Photo: ALEXANDER NEMENOV/POOL/AFP via Getty Images
Photo: ALEXANDER NEMENOV/POOL/AFP via Getty Images

Why Are Latin American Dictators Seeking Membership in BRICS+?

From October 22–24, 2024, BRICS nations—Brazil, Russia, India, China, and South Africa—met in the Russian city of Kazan for their highly anticipated yearly summit. 

While BRICS summits rarely produce groundbreaking final documents, a product of their internal diversity, this summit was notable for several developments. It saw the addition of Egypt, Ethiopia, Iran, and the United Arab Emirates (UAE) for their first summit. Second, dozens of countries have applied to join BRICS, including Latin America’s dictatorships. Yet, major questions persist about the future of the grouping and how it will present itself as an alternative to the status quo.

Q1: What is the BRICS grouping?

A1: Originally identified by Goldman Sachs’ economist Jim O’Neill as experiencing the most rapid growth until 2001, BRIC—Brazil, Russia, India, and China—formed as a group of emerging market economies seeking to represent those interests on the global stage. In 2009, Russian president Vladimir Putin hosted the first official BRIC summit, and China (PRC) invited South Africa to join a year later. Besides their projected growth, the five countries that comprised BRICS until this year have very little in common—each finding their own reason for attending BRICS summits. In fact, after numerous meetings, the bloc made little progress toward building a cohesive identity. Part of this rests in the starkly divided ways each country approaches BRICS. Brazil, India, and to a lesser extent South Africa, see the BRICS as a non-Western institution amplifying their claims to “nonalignment” or “multi-alignment” in international affairs. China and Russia, on the other hand, increasingly view the BRICS as an institution meant to signal the decline of the West and the rise of an alternative global order based around multipolarity, with greater gravitational pull toward Beijing and, to a lesser extent, Moscow. Despite his war of aggression in Ukraine, Putin has touted the BRICS, complicating matters for other BRICS countries.

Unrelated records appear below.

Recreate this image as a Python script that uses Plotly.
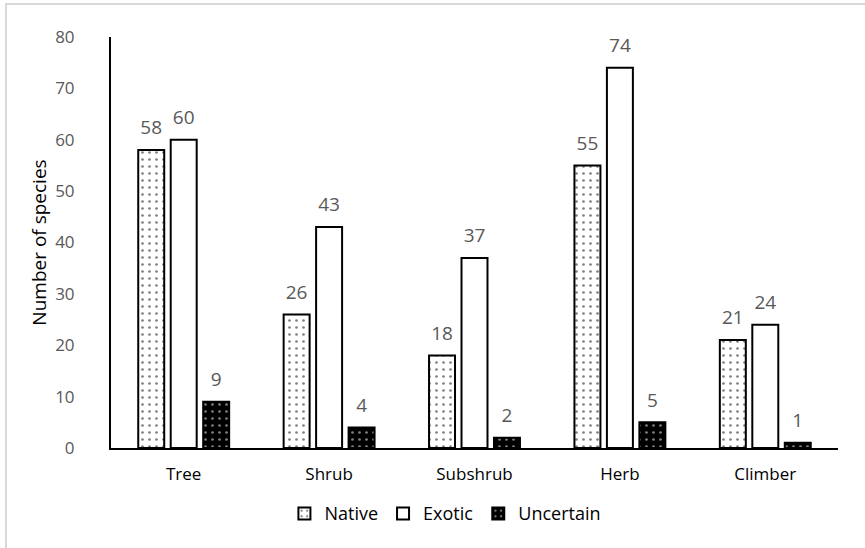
import plotly.graph_objects as go

categories = ["Tree", "Shrub", "Subshrub", "Herb", "Climber"]
native = [58, 26, 18, 55, 21]
exotic = [60, 43, 37, 74, 24]
uncertain = [9, 4, 2, 5, 1]
y_ticks = [0, 10, 20, 30, 40, 50, 60, 70, 80]

FONT = "Open Sans, Liberation Sans, sans-serif"
LABEL_GREY = "#595959"
GAP = 0.33

series = [
    ("Native", native, "white", "black", ".", 0.12),
    ("Exotic", exotic, "white", "black", "", 0.0),
    ("Uncertain", uncertain, "black", "white", ".", 0.12),
]

fig = go.Figure()
for name, values, bg, fg, shape, solidity in series:
    fig.add_trace(go.Bar(
        name=name, x=categories, y=values, offsetgroup=name,
        marker=dict(
            color=bg,
            line=dict(color="black", width=2),
            pattern=dict(shape=shape, bgcolor=bg, fgcolor=fg,
                         size=7, solidity=solidity, fillmode="overlay"),
        ),
    ))
    # value labels, grouped the same way as the bars
    fig.add_trace(go.Scatter(
        x=categories, y=values, offsetgroup=name, mode="markers+text",
        text=[str(v) for v in values], textposition="top center",
        textfont=dict(family=FONT, size=19, color=LABEL_GREY),
        marker=dict(size=16, opacity=0), showlegend=False,
        hoverinfo="skip", cliponaxis=False,
    ))

fig.update_layout(
    width=865, height=548,
    margin=dict(l=111, r=27, t=37, b=100),
    paper_bgcolor="white", plot_bgcolor="white",
    barmode="group", bargap=GAP, bargroupgap=0.2,
    scattermode="group", scattergap=GAP,
    font=dict(family=FONT, size=17, color=LABEL_GREY),
    showlegend=True,
    legend=dict(orientation="h", x=0.46, xanchor="center", y=-0.115, yanchor="top",
                font=dict(family=FONT, size=18, color="black"),
                itemwidth=30, tracegroupgap=0),
    xaxis=dict(showline=True, linecolor="black", linewidth=2, ticks="",
               tickfont=dict(family=FONT, size=17, color="black"),
               ticklabelstandoff=10, showgrid=False),
    yaxis=dict(range=[0, 80], tickvals=y_ticks, showline=True, linecolor="black",
               linewidth=2, ticks="", showgrid=False, zeroline=False,
               ticklabelstandoff=31,
               tickfont=dict(family=FONT, size=17, color=LABEL_GREY),
               title=dict(text="Number of species",
                          font=dict(family=FONT, size=19, color="black"),
                          standoff=3)),
    shapes=[dict(type="rect", xref="paper", yref="paper",
                 x0=-0.1445, x1=1.05, y0=-0.28, y1=1.08,
                 line=dict(color="#d9d9d9", width=2), layer="below")],
)

fig.write_html("out.html")
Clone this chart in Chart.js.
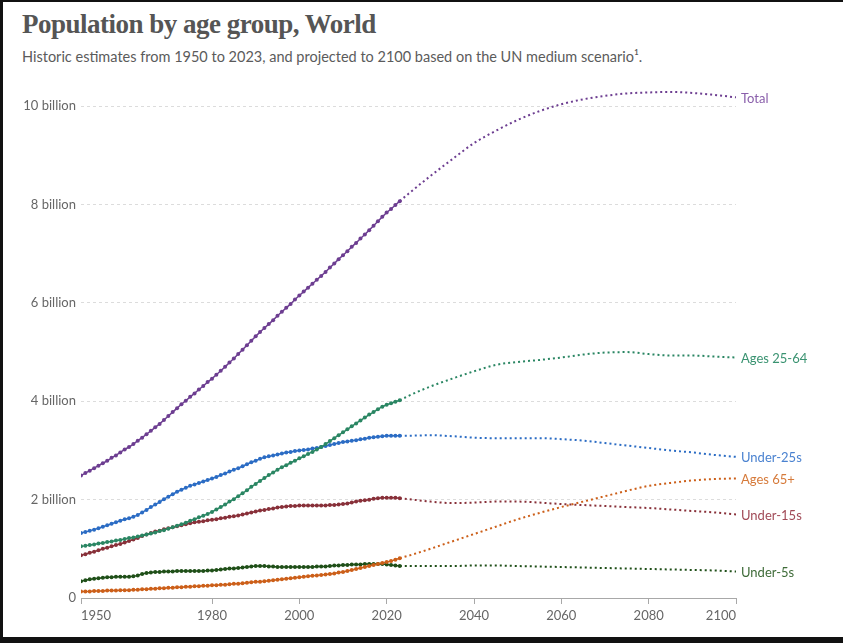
<!DOCTYPE html>
<html>
<head>
<meta charset="utf-8">
<script src="https://cdn.jsdelivr.net/npm/chart.js@4/dist/chart.umd.min.js"></script>
<style>
  body { margin: 0; background: #fff; width: 843px; height: 643px; position: relative; overflow: hidden; }
  #frame { position: absolute; left: 0; top: 0; width: 843px; height: 643px; box-sizing: border-box;
    border-top: 2px solid #111; border-left: 3px solid #111; border-bottom: 6px solid #111; pointer-events: none; }
  #title { position: absolute; left: 22px; top: 6px; font-family: "Liberation Serif", serif; font-size: 27px;
    font-weight: bold; color: #555; line-height: 36px; letter-spacing: -0.5px; }
  #subtitle { position: absolute; left: 22px; top: 46px; font-family: Lato, sans-serif; font-size: 14.5px;
    color: #5b5b5b; line-height: 22px; }
  #box { position: absolute; left: 0; top: 76px; width: 843px; height: 561px; }
</style>
</head>
<body>
<div id="title">Population by age group, World</div>
<div id="subtitle">Historic estimates from 1950 to 2023, and projected to 2100 based on the UN medium scenario¹.</div>
<div id="box"><canvas id="js-chart"></canvas></div>
<div id="frame"></div>
<script>
// x axis
const xTicks = [1950, 1980, 2000, 2020, 2040, 2060, 2080, 2100];
const yTicks = [0, 2, 4, 6, 8, 10];

// historic estimates, one value per year 1950..2023 (billions)
const histYears = Array.from({ length: 74 }, (_, i) => 1950 + i);
const totalHist = [
  2.49, 2.54, 2.59, 2.64, 2.69, 2.74, 2.79, 2.85, 2.90, 2.96,
  3.02, 3.07, 3.13, 3.20, 3.26, 3.33, 3.40, 3.47, 3.54, 3.62,
  3.70, 3.78, 3.86, 3.94, 4.01, 4.09, 4.16, 4.24, 4.31, 4.39,
  4.46, 4.54, 4.62, 4.70, 4.79, 4.87, 4.96, 5.05, 5.14, 5.23,
  5.32, 5.41, 5.49, 5.57, 5.65, 5.74, 5.82, 5.90, 5.98, 6.07,
  6.15, 6.23, 6.31, 6.39, 6.47, 6.55, 6.63, 6.72, 6.80, 6.89,
  6.97, 7.05, 7.14, 7.22, 7.31, 7.39, 7.48, 7.57, 7.66, 7.75,
  7.84, 7.91, 7.99, 8.07
];
const under25Hist = [
  1.32, 1.34, 1.37, 1.39, 1.42, 1.45, 1.48, 1.51, 1.54, 1.57,
  1.60, 1.62, 1.65, 1.69, 1.74, 1.79, 1.85, 1.90, 1.95, 2.01,
  2.06, 2.11, 2.16, 2.20, 2.24, 2.28, 2.31, 2.34, 2.37, 2.40,
  2.43, 2.46, 2.50, 2.53, 2.57, 2.61, 2.64, 2.68, 2.72, 2.76,
  2.79, 2.83, 2.86, 2.88, 2.90, 2.92, 2.94, 2.96, 2.97, 2.99,
  3.00, 3.01, 3.02, 3.04, 3.05, 3.07, 3.09, 3.11, 3.13, 3.15,
  3.17, 3.18, 3.20, 3.21, 3.23, 3.24, 3.26, 3.27, 3.28, 3.29,
  3.30, 3.30, 3.30, 3.30
];
const ages2564Hist = [
  1.05, 1.06, 1.08, 1.09, 1.11, 1.12, 1.14, 1.15, 1.17, 1.18,
  1.20, 1.22, 1.23, 1.25, 1.27, 1.29, 1.31, 1.33, 1.36, 1.38,
  1.41, 1.44, 1.47, 1.50, 1.53, 1.57, 1.60, 1.64, 1.67, 1.71,
  1.75, 1.80, 1.85, 1.90, 1.96, 2.01, 2.07, 2.13, 2.19, 2.26,
  2.32, 2.38, 2.44, 2.50, 2.55, 2.61, 2.66, 2.70, 2.75, 2.79,
  2.84, 2.88, 2.93, 2.97, 3.02, 3.07, 3.13, 3.19, 3.25, 3.31,
  3.37, 3.43, 3.49, 3.55, 3.61, 3.67, 3.73, 3.78, 3.84, 3.89,
  3.93, 3.96, 3.99, 4.02
];
const under15Hist = [
  0.87, 0.89, 0.92, 0.94, 0.97, 1.00, 1.02, 1.05, 1.08, 1.10,
  1.13, 1.16, 1.19, 1.22, 1.26, 1.29, 1.32, 1.35, 1.37, 1.40,
  1.42, 1.44, 1.46, 1.48, 1.50, 1.52, 1.54, 1.55, 1.56, 1.58,
  1.59, 1.60, 1.62, 1.63, 1.65, 1.66, 1.68, 1.70, 1.72, 1.74,
  1.76, 1.78, 1.79, 1.81, 1.82, 1.84, 1.85, 1.86, 1.87, 1.87,
  1.88, 1.88, 1.88, 1.88, 1.88, 1.88, 1.88, 1.89, 1.89, 1.90,
  1.91, 1.92, 1.94, 1.96, 1.98, 1.99, 2.00, 2.02, 2.03, 2.04,
  2.04, 2.04, 2.04, 2.03
];
const under5Hist = [
  0.34, 0.36, 0.38, 0.39, 0.40, 0.41, 0.42, 0.42, 0.43, 0.43,
  0.43, 0.43, 0.44, 0.46, 0.49, 0.51, 0.52, 0.53, 0.53, 0.54,
  0.54, 0.54, 0.55, 0.55, 0.55, 0.55, 0.55, 0.55, 0.55, 0.56,
  0.56, 0.57, 0.58, 0.59, 0.60, 0.60, 0.61, 0.62, 0.63, 0.64,
  0.65, 0.65, 0.65, 0.64, 0.64, 0.63, 0.63, 0.63, 0.63, 0.63,
  0.63, 0.63, 0.63, 0.63, 0.64, 0.64, 0.64, 0.65, 0.66, 0.66,
  0.67, 0.67, 0.68, 0.68, 0.68, 0.69, 0.69, 0.69, 0.69, 0.69,
  0.68, 0.67, 0.66, 0.65
];
const ages65Hist = [
  0.13, 0.13, 0.13, 0.14, 0.14, 0.14, 0.15, 0.15, 0.15, 0.16,
  0.16, 0.16, 0.17, 0.17, 0.18, 0.18, 0.19, 0.19, 0.20, 0.20,
  0.21, 0.21, 0.22, 0.22, 0.23, 0.23, 0.24, 0.24, 0.25, 0.25,
  0.26, 0.26, 0.27, 0.27, 0.28, 0.29, 0.29, 0.30, 0.31, 0.32,
  0.33, 0.33, 0.34, 0.35, 0.36, 0.37, 0.38, 0.39, 0.40, 0.41,
  0.42, 0.43, 0.44, 0.45, 0.46, 0.47, 0.48, 0.49, 0.50, 0.52,
  0.53, 0.55, 0.57, 0.59, 0.61, 0.63, 0.65, 0.67, 0.69, 0.71,
  0.73, 0.75, 0.78, 0.81
];

// UN medium scenario projections (billions)
const projYears = [2023, 2025, 2030, 2035, 2040, 2045, 2050, 2055, 2060, 2065, 2070, 2075, 2080, 2085, 2090, 2095, 2100];
const totalProj = [8.07, 8.22, 8.58, 8.92, 9.25, 9.50, 9.72, 9.90, 10.04, 10.14, 10.21, 10.26, 10.28, 10.29, 10.27, 10.23, 10.18];
const under25Proj = [3.30, 3.30, 3.31, 3.29, 3.26, 3.25, 3.25, 3.25, 3.23, 3.20, 3.15, 3.10, 3.05, 3.00, 2.96, 2.91, 2.87];
const ages2564Proj = [4.02, 4.11, 4.30, 4.46, 4.61, 4.74, 4.80, 4.84, 4.89, 4.95, 4.99, 5.00, 4.96, 4.93, 4.93, 4.91, 4.89];
const under15Proj = [2.03, 2.01, 1.96, 1.93, 1.94, 1.96, 1.96, 1.94, 1.91, 1.89, 1.87, 1.85, 1.83, 1.80, 1.77, 1.74, 1.70];
const under5Proj = [0.65, 0.65, 0.65, 0.65, 0.66, 0.66, 0.65, 0.64, 0.63, 0.62, 0.61, 0.60, 0.59, 0.58, 0.57, 0.56, 0.54];
const ages65Proj = [0.81, 0.86, 1.00, 1.15, 1.30, 1.45, 1.60, 1.73, 1.85, 1.96, 2.07, 2.18, 2.28, 2.34, 2.39, 2.42, 2.43];

const seriesNames = ["Total", "Ages 25-64", "Under-25s", "Ages 65+", "Under-15s", "Under-5s"];
const seriesColors = ["#6d3e91", "#2a8663", "#2b6cc4", "#cc5f19", "#883039", "#1f4f18"];
const labelColors = ["#8a5fab", "#3a9371", "#4a82d0", "#d67a3a", "#a14a57", "#3e6b38"];
const histData = [totalHist, ages2564Hist, under25Hist, ages65Hist, under15Hist, under5Hist];
const projData = [totalProj, ages2564Proj, under25Proj, ages65Proj, under15Proj, under5Proj];

const FONT = "Lato, sans-serif";

const datasets = [];
seriesNames.forEach((name, i) => {
  datasets.push({
    label: name,
    data: histYears.map((yr, j) => ({ x: yr, y: histData[i][j] })),
    borderColor: seriesColors[i],
    backgroundColor: seriesColors[i],
    borderWidth: 1.5,
    pointRadius: 2,
    pointBorderWidth: 0,
    pointBackgroundColor: seriesColors[i],
  });
  datasets.push({
    label: name + " (projection)",
    data: projYears.map((yr, j) => ({ x: yr, y: projData[i][j] })),
    borderColor: seriesColors[i],
    borderWidth: 2,
    borderDash: [2, 3],
    pointRadius: 0,
    cubicInterpolationMode: "monotone",
    endLabel: name,
    endColor: labelColors[i],
  });
});

// names at the right end of each projection line
const endLabels = {
  id: "endLabels",
  afterDatasetsDraw(chart) {
    const ctx = chart.ctx;
    const yScale = chart.scales.y;
    ctx.save();
    ctx.font = "13px " + FONT;
    ctx.textBaseline = "middle";
    ctx.textAlign = "left";
    chart.data.datasets.forEach((ds) => {
      if (!ds.endLabel) return;
      const last = ds.data[ds.data.length - 1];
      ctx.fillStyle = ds.endColor;
      ctx.fillText(ds.endLabel, chart.chartArea.right + 5, yScale.getPixelForValue(last.y) + 1);
    });
    ctx.restore();
  },
};

new Chart(document.getElementById("js-chart"), {
  type: "line",
  data: { datasets },
  options: {
    responsive: true,
    maintainAspectRatio: false,
    animation: false,
    layout: { padding: { top: 13, right: 107, bottom: 0, left: 0 } },
    plugins: { legend: { display: false }, tooltip: { enabled: false } },
    scales: {
      x: {
        type: "linear",
        min: 1950,
        max: 2100,
        afterBuildTicks: (scale) => { scale.ticks = xTicks.map((v) => ({ value: v })); },
        afterFit: (scale) => { scale.height = 39; },
        grid: { drawOnChartArea: false, drawTicks: true, tickLength: 6, color: "#a8a8a8" },
        border: { display: true, color: "#a8a8a8" },
        ticks: {
          align: "inner",
          autoSkip: false,
          maxRotation: 0,
          padding: 4,
          color: "#666",
          font: { family: FONT, size: 13 },
          callback: (v) => String(v),
        },
      },
      y: {
        min: 0,
        max: 10.35,
        afterBuildTicks: (scale) => { scale.ticks = yTicks.map((v) => ({ value: v })); },
        afterFit: (scale) => { scale.width = 81; },
        grid: {
          drawTicks: false,
          color: (c) => (c.tick && c.tick.value === 0 ? "rgba(0,0,0,0)" : "#dcdcdc"),
        },
        border: { display: false, dash: [3, 3] },
        ticks: {
          padding: 5,
          color: "#666",
          font: { family: FONT, size: 13 },
          callback: (v) => (v === 0 ? "0" : v + " billion"),
        },
      },
    },
  },
  plugins: [endLabels],
});
</script>
</body>
</html>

The BRICS remains primarily an economic bloc. The goal of the bloc is to counterbalance Western power as represented by the G7, mainly through an agglomeration of emerging economic powers. The main avenues for this have been two new multilateral institutions, the New Development Bank (NDB, known as the “BRICS Bank”) and the Contingent Reserve Arrangement (CRA), which seeks to rival the World Bank and the International Monetary Fund to lessen the dominance of the dollar.

Q2: Why is the BRICS group expanding?

A2: The BRICS has several fissures among its member countries, but a key divergence is over the question of expansion. While Russia and China favor expansion, Brazil, India, and South Africa resist the idea out of fear of diluting their influence with the other two. Russia’s invasion of Ukraine significantly altered the calculus for expansion, as many Western nations sought to distance themselves from Moscow. For Russia, expanding BRICS sends the message that Russia is by no means a “pariah,” with many countries rejecting sanctions on Russia and attempts to isolate it. For China, increasing the attraction of BRICS is a crown jewel in its long-term project of courting countries in the Global South in order to sow a more Beijing-centric global order.